EXERCISE GOAL> Pictures are not part of the copy. Retype the lines from the first one through the line that contains "return fig.add_axes([l /".
===
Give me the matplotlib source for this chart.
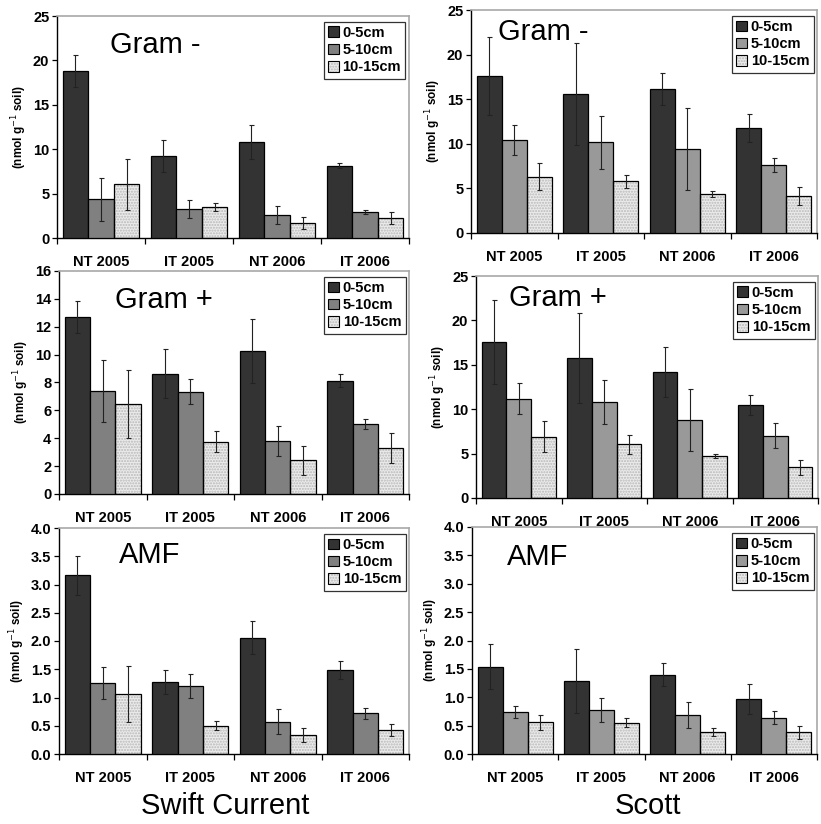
import numpy as np
import matplotlib.pyplot as plt
from matplotlib.patches import Patch

plt.rcParams['font.family'] = ['Liberation Sans', 'DejaVu Sans']

groups = ['NT 2005', 'IT 2005', 'NT 2006', 'IT 2006']
depths = ['0-5cm', '5-10cm', '10-15cm']

# Swift Current
sc_gneg = [[18.8, 9.2, 10.8, 8.15], [4.35, 3.25, 2.6, 2.95], [6.05, 3.45, 1.7, 2.25]]
sc_gneg_err = [[1.85, 1.8, 1.95, 0.3], [2.4, 1.05, 1.05, 0.25], [2.9, 0.45, 0.65, 0.65]]
sc_gpos = [[12.7, 8.63, 10.28, 8.13], [7.4, 7.34, 3.8, 5.02], [6.48, 3.75, 2.42, 3.3]]
sc_gpos_err = [[1.15, 1.75, 2.3, 0.47], [2.25, 0.9, 1.05, 0.35], [2.45, 0.75, 1.05, 1.05]]
sc_amf = [[3.16, 1.27, 2.06, 1.48], [1.26, 1.21, 0.57, 0.72], [1.06, 0.5, 0.34, 0.42]]
sc_amf_err = [[0.35, 0.21, 0.29, 0.16], [0.28, 0.21, 0.22, 0.1], [0.49, 0.08, 0.12, 0.11]]

# Scott
st_gneg = [[17.6, 15.6, 16.1, 11.75], [10.4, 10.15, 9.45, 7.6], [6.3, 5.8, 4.4, 4.15]]
st_gneg_err = [[4.4, 5.7, 1.8, 1.6], [1.7, 3.0, 4.6, 0.8], [1.5, 0.75, 0.35, 1.0]]
st_gpos = [[17.55, 15.75, 14.15, 10.48], [11.2, 10.78, 8.83, 7.0], [6.92, 6.03, 4.72, 3.48]]
st_gpos_err = [[4.7, 5.05, 2.8, 1.15], [1.75, 2.5, 3.5, 1.4], [1.7, 1.07, 0.25, 0.85]]
st_amf = [[1.54, 1.29, 1.4, 0.97], [0.74, 0.78, 0.68, 0.64], [0.56, 0.55, 0.38, 0.38]]
st_amf_err = [[0.39, 0.56, 0.2, 0.27], [0.11, 0.21, 0.23, 0.12], [0.13, 0.08, 0.07, 0.12]]

W, H = 821, 824
fig = plt.figure(figsize=(W / 100, H / 100), dpi=100)


def px_axes(l, t, r, b):
    return fig.add_axes([l / W, 1 - b / H, (r - l) / W, (b - t) / H])


def panel(box, vals, errs, ymax, yticks, yfmt, title, title_xy, mid_color):
    ax = px_axes(*box)
    x = np.arange(len(groups)) + 0.5
    bw = 0.29
    colors = ['#333333', mid_color, '#ebebeb']
    for j in range(3):
        xs = x + (j - 1) * bw
        if j == 2:
            ax.bar(xs, vals[j], bw, color=colors[j], hatch='......', edgecolor='#b8b8b8',
                   linewidth=0, zorder=2)
            ax.bar(xs, vals[j], bw, fill=False, edgecolor='black', linewidth=0.9, zorder=3)
        else:
            ax.bar(xs, vals[j], bw, color=colors[j], edgecolor='black', linewidth=0.9, zorder=3)
        ax.errorbar(xs, vals[j], yerr=errs[j], fmt='none', ecolor='#222222',
                    elinewidth=0.8, capsize=1.8, capthick=0.8, zorder=4)
    ax.set_xlim(0, 4)
    ax.set_ylim(0, ymax)
    ax.set_yticks(yticks)
    ax.set_yticklabels([yfmt.format(v) for v in yticks], fontweight='bold', fontsize=10.5)
    ax.set_xticks([0, 1, 2, 3, 4])
    ax.set_xticklabels([])
    ax.set_xticks(x, minor=True)
    ax.set_xticklabels(groups, minor=True, fontweight='bold', fontsize=10.5)
    ax.tick_params(axis='x', which='major', direction='out', length=4, width=0.9)
    ax.tick_params(axis='x', which='minor', length=0, pad=12)
    ax.tick_params(axis='y', direction='out', length=3.5, width=0.9, pad=2)
    for s in ['top', 'right']:
        ax.spines[s].set_color('#a8a8a8')
        ax.spines[s].set_linewidth(1.2)
    for s in ['left', 'bottom']:
        ax.spines[s].set_linewidth(1.0)
    ax.set_ylabel('(nmol g$^{-1}$ soil)', fontweight='bold', fontsize=8.5, labelpad=3)
    ax.text(title_xy[0], title_xy[1], title, transform=ax.transAxes, fontsize=21,
            ha='center', va='center')
    handles = [Patch(facecolor=colors[0], edgecolor='black', linewidth=0.8),
               Patch(facecolor=colors[1], edgecolor='black', linewidth=0.8),
               (Patch(facecolor=colors[2], hatch='......', edgecolor='#b8b8b8', linewidth=0),
                Patch(fill=False, edgecolor='black', linewidth=0.8))]
    leg = ax.legend(handles, depths, loc='upper right', bbox_to_anchor=(0.99, 0.975),
                    prop={'weight': 'bold', 'size': 10.5}, handlelength=0.75, handleheight=0.75,
                    handletextpad=0.25, borderpad=0.3, labelspacing=0.22, borderaxespad=0,
                    frameon=True, fancybox=False)
    leg.get_frame().set_edgecolor('black')
    leg.get_frame().set_linewidth(0.9)
    return ax


panel((57, 16, 409, 238), sc_gneg, sc_gneg_err, 25, [0, 5, 10, 15, 20, 25], '{:.0f}',
      'Gram -', (0.28, 0.87), '#808080')
panel((471, 10, 817, 233), st_gneg, st_gneg_err, 25, [0, 5, 10, 15, 20, 25], '{:.0f}',
      'Gram -', (0.21, 0.9), '#999999')
panel((59, 271, 409, 494), sc_gpos, sc_gpos_err, 16, [0, 2, 4, 6, 8, 10, 12, 14, 16], '{:.0f}',
      'Gram +', (0.3, 0.87), '#808080')
panel((476, 276, 818, 498), st_gpos, st_gpos_err, 25, [0, 5, 10, 15, 20, 25], '{:.0f}',
      'Gram +', (0.24, 0.9), '#999999')
panel((59, 528, 409, 754), sc_amf, sc_amf_err, 4.0, [0, 0.5, 1.0, 1.5, 2.0, 2.5, 3.0, 3.5, 4.0],
      '{:.1f}', 'AMF', (0.26, 0.88), '#808080')
panel((472, 527, 817, 754), st_amf, st_amf_err, 4.0, [0, 0.5, 1.0, 1.5, 2.0, 2.5, 3.0, 3.5, 4.0],
      '{:.1f}', 'AMF', (0.19, 0.87), '#999999')

fig.text(225 / W, 1 - 806 / H, 'Swift Current', fontsize=21, ha='center', va='center')
fig.text(648 / W, 1 - 806 / H, 'Scott', fontsize=21, ha='center', va='center')

fig.savefig('out.png', dpi=100)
===
OUTPUT BELOW>
Give me the matplotlib source for this chart.
import numpy as np
import matplotlib.pyplot as plt
from matplotlib.patches import Patch

plt.rcParams['font.family'] = ['Liberation Sans', 'DejaVu Sans']

groups = ['NT 2005', 'IT 2005', 'NT 2006', 'IT 2006']
depths = ['0-5cm', '5-10cm', '10-15cm']

# Swift Current
sc_gneg = [[18.8, 9.2, 10.8, 8.15], [4.35, 3.25, 2.6, 2.95], [6.05, 3.45, 1.7, 2.25]]
sc_gneg_err = [[1.85, 1.8, 1.95, 0.3], [2.4, 1.05, 1.05, 0.25], [2.9, 0.45, 0.65, 0.65]]
sc_gpos = [[12.7, 8.63, 10.28, 8.13], [7.4, 7.34, 3.8, 5.02], [6.48, 3.75, 2.42, 3.3]]
sc_gpos_err = [[1.15, 1.75, 2.3, 0.47], [2.25, 0.9, 1.05, 0.35], [2.45, 0.75, 1.05, 1.05]]
sc_amf = [[3.16, 1.27, 2.06, 1.48], [1.26, 1.21, 0.57, 0.72], [1.06, 0.5, 0.34, 0.42]]
sc_amf_err = [[0.35, 0.21, 0.29, 0.16], [0.28, 0.21, 0.22, 0.1], [0.49, 0.08, 0.12, 0.11]]

# Scott
st_gneg = [[17.6, 15.6, 16.1, 11.75], [10.4, 10.15, 9.45, 7.6], [6.3, 5.8, 4.4, 4.15]]
st_gneg_err = [[4.4, 5.7, 1.8, 1.6], [1.7, 3.0, 4.6, 0.8], [1.5, 0.75, 0.35, 1.0]]
st_gpos = [[17.55, 15.75, 14.15, 10.48], [11.2, 10.78, 8.83, 7.0], [6.92, 6.03, 4.72, 3.48]]
st_gpos_err = [[4.7, 5.05, 2.8, 1.15], [1.75, 2.5, 3.5, 1.4], [1.7, 1.07, 0.25, 0.85]]
st_amf = [[1.54, 1.29, 1.4, 0.97], [0.74, 0.78, 0.68, 0.64], [0.56, 0.55, 0.38, 0.38]]
st_amf_err = [[0.39, 0.56, 0.2, 0.27], [0.11, 0.21, 0.23, 0.12], [0.13, 0.08, 0.07, 0.12]]

W, H = 821, 824
fig = plt.figure(figsize=(W / 100, H / 100), dpi=100)


def px_axes(l, t, r, b):
    return fig.add_axes([l / W, 1 - b / H, (r - l) / W, (b - t) / H])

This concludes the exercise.